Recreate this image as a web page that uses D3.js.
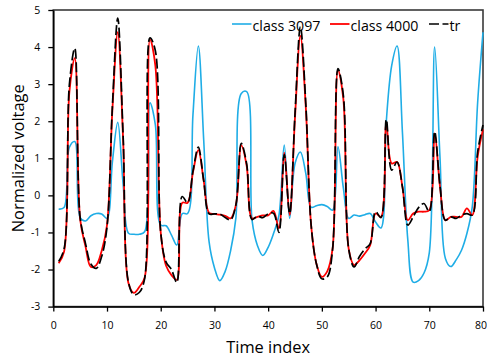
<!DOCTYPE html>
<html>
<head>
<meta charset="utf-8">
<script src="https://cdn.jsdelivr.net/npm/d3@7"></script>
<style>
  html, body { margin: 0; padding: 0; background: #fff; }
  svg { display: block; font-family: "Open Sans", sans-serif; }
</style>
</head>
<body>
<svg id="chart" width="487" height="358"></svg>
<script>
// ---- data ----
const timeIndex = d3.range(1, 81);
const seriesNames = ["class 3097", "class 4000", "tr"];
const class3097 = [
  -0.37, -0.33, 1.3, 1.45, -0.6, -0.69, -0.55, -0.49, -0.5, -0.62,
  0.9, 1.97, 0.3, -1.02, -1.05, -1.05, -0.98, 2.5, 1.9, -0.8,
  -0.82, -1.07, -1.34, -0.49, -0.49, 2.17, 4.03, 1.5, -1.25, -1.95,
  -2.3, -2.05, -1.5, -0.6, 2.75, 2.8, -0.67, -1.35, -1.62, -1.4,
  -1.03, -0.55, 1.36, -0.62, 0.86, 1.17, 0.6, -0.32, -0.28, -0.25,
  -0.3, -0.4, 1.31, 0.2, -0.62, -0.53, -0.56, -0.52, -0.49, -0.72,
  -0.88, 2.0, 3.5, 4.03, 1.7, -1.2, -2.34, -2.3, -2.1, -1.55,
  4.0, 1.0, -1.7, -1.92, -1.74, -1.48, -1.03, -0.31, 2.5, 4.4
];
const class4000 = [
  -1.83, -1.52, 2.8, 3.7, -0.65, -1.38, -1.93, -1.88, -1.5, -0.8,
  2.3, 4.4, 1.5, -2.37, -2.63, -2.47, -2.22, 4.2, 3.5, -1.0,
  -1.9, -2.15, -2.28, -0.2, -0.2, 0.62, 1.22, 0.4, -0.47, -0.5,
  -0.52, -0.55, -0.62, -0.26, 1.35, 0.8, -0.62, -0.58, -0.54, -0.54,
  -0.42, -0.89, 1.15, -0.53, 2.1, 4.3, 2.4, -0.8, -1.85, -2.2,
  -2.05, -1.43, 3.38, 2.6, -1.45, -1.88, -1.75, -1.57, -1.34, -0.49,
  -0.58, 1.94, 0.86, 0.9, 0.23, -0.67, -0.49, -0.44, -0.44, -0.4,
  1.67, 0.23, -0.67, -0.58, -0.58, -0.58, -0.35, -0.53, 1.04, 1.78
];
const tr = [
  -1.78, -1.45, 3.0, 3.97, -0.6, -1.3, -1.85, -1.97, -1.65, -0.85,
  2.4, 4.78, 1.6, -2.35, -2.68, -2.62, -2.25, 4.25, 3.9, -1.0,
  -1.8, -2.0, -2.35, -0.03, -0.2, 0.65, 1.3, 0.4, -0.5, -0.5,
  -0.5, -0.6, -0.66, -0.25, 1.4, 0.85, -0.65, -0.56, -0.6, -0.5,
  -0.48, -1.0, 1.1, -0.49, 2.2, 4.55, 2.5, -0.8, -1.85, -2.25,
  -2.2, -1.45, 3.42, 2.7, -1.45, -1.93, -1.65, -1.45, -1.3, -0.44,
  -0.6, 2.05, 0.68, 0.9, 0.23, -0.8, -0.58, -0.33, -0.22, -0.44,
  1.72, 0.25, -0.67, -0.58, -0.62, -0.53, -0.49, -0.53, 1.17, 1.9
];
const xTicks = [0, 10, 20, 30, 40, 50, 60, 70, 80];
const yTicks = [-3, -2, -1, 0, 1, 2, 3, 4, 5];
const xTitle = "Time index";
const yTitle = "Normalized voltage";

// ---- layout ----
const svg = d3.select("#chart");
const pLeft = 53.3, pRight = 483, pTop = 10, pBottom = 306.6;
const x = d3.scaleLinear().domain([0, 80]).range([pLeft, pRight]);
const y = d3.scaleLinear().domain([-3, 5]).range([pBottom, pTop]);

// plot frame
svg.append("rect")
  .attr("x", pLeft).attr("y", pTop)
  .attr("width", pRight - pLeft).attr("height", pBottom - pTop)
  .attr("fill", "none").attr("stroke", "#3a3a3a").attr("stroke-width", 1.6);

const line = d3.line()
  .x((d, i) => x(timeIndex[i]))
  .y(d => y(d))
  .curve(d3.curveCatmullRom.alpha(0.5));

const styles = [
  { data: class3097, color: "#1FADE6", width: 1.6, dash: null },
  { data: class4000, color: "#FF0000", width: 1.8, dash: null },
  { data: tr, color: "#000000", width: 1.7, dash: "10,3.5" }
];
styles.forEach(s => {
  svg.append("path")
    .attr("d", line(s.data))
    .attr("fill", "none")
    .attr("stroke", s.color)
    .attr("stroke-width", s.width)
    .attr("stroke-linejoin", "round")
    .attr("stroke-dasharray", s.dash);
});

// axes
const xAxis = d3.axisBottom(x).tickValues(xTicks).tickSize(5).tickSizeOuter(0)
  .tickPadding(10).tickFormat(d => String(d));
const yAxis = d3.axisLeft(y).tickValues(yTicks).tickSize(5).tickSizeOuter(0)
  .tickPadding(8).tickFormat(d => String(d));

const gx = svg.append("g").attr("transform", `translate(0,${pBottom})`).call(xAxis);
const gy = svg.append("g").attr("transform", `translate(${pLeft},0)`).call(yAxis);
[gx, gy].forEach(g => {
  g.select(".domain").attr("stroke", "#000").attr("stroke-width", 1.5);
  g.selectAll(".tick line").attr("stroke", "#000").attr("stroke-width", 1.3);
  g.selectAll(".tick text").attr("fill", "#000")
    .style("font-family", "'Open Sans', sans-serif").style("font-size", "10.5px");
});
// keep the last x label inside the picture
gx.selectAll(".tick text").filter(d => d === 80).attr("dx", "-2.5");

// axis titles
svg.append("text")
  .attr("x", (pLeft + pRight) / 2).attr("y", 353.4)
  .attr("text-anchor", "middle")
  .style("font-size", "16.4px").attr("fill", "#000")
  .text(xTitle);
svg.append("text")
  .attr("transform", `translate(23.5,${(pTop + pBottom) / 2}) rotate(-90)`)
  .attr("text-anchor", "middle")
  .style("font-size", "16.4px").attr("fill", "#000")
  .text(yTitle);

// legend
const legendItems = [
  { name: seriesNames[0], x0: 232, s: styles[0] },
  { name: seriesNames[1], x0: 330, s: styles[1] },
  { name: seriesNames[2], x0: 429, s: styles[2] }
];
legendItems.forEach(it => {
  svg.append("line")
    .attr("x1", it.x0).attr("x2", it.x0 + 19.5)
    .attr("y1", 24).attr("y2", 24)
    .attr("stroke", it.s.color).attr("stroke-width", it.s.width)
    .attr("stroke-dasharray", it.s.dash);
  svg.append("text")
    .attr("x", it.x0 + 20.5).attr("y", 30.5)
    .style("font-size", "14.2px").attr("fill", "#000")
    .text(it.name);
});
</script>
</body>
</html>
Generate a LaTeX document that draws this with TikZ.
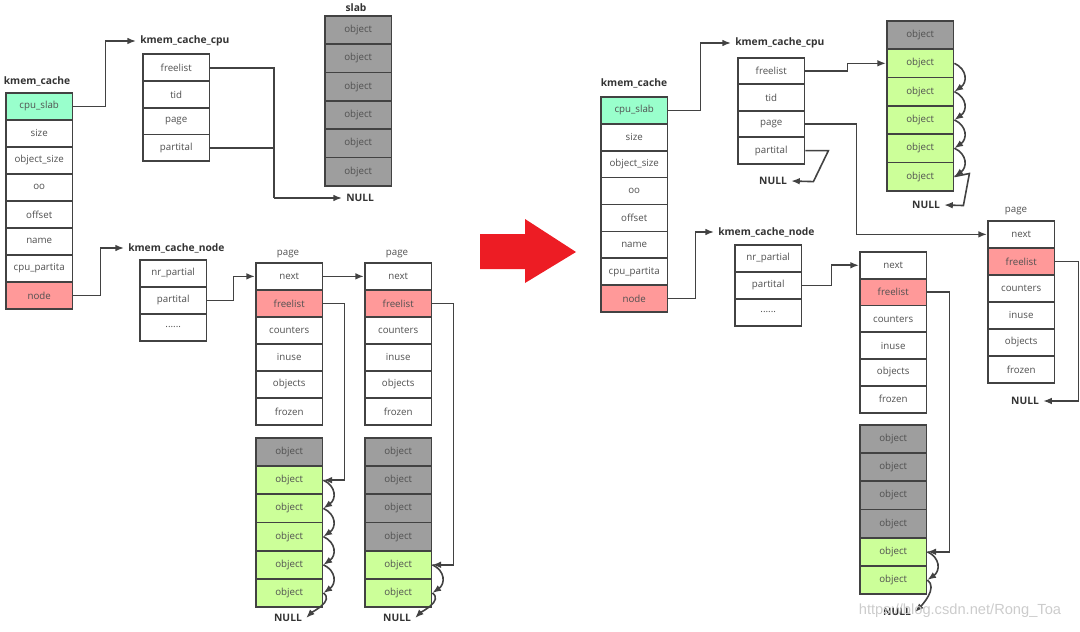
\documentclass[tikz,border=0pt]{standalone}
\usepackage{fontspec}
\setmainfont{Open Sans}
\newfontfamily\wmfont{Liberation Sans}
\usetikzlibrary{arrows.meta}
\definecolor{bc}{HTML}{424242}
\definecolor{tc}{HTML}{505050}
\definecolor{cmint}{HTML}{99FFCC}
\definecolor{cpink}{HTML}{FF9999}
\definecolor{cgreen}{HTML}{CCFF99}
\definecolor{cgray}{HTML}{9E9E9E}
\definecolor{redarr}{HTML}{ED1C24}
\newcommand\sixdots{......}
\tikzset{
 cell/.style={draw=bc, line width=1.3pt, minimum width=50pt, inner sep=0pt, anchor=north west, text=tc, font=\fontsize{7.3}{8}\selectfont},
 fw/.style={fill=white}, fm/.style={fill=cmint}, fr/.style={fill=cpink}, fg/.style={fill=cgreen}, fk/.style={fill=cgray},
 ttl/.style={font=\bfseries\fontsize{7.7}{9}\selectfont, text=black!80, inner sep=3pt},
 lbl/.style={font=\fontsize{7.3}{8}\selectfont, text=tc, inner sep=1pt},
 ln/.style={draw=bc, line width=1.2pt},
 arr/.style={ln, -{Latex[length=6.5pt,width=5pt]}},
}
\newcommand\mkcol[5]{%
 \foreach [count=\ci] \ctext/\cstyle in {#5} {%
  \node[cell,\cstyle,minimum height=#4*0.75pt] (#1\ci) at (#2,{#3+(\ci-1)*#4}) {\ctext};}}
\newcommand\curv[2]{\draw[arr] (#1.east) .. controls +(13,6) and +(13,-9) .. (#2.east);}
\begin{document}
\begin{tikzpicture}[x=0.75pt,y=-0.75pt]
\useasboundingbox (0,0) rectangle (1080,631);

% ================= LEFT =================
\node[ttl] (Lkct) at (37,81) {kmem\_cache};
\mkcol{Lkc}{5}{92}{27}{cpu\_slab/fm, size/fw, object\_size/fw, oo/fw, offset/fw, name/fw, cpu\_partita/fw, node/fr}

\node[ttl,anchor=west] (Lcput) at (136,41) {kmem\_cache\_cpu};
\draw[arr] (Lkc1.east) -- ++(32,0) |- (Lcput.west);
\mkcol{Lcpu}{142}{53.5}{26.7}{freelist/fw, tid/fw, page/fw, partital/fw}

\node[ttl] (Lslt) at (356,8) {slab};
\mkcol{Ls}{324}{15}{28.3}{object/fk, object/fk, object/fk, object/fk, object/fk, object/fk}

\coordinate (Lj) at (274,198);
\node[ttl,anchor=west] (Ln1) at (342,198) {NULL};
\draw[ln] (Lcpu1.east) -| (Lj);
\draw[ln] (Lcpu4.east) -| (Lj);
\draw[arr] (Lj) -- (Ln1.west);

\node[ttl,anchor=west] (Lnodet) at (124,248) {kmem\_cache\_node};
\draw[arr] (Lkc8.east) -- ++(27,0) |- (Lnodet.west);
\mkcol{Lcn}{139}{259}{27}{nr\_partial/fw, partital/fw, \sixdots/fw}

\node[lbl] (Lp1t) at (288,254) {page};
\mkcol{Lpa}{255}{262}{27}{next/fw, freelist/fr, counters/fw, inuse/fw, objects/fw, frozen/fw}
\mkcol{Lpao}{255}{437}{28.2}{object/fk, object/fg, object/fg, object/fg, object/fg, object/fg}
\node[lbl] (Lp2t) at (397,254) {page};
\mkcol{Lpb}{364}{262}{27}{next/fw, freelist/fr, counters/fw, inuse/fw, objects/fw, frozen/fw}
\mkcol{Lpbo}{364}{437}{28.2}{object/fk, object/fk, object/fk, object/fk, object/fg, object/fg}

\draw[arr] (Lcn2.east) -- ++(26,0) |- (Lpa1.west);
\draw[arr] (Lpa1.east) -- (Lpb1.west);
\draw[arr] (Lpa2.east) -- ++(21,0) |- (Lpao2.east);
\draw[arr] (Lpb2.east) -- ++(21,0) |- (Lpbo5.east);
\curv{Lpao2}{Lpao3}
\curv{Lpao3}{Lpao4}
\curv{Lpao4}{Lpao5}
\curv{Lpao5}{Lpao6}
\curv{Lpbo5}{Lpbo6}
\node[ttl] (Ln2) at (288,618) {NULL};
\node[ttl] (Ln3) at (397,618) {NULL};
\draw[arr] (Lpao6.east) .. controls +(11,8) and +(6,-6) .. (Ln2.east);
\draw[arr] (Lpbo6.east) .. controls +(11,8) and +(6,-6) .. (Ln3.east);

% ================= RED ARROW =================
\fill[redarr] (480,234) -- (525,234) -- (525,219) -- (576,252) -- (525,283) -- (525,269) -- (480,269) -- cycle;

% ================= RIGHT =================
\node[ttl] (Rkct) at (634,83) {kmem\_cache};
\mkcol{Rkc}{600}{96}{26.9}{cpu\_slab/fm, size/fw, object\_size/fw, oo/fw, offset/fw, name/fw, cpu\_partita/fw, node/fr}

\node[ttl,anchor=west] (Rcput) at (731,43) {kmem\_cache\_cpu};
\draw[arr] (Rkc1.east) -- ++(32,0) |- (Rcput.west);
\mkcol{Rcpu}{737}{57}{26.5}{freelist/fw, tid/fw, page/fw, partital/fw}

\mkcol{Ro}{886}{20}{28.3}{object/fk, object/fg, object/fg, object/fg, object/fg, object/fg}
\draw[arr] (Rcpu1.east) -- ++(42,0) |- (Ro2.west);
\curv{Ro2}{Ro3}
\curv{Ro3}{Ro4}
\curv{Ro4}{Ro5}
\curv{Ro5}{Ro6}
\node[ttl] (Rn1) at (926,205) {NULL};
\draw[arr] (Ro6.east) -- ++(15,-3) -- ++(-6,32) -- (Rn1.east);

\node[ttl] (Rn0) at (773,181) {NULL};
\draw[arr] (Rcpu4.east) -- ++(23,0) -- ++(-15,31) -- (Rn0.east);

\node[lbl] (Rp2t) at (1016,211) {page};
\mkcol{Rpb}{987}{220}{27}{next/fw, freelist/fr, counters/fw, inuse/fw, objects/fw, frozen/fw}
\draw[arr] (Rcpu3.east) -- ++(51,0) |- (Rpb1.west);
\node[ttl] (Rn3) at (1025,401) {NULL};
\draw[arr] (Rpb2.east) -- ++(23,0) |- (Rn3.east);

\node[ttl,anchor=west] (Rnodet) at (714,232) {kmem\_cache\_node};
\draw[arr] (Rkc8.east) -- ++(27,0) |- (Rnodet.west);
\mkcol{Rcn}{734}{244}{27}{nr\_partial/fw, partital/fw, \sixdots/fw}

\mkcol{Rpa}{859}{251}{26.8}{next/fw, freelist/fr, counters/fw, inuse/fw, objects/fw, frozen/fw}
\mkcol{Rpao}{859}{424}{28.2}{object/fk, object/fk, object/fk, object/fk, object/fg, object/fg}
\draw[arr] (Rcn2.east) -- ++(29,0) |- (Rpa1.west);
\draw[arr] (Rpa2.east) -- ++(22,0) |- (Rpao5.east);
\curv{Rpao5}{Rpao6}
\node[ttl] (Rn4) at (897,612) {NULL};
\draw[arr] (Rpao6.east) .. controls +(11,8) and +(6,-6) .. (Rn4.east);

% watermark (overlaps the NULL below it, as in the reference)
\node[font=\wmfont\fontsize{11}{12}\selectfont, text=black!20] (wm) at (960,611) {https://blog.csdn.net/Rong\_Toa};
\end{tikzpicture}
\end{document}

####################

## Problem to solve:
Check every line of the entries above for the word "that" and report how many lines contain it, giving the number only.

## Solution for this task:
2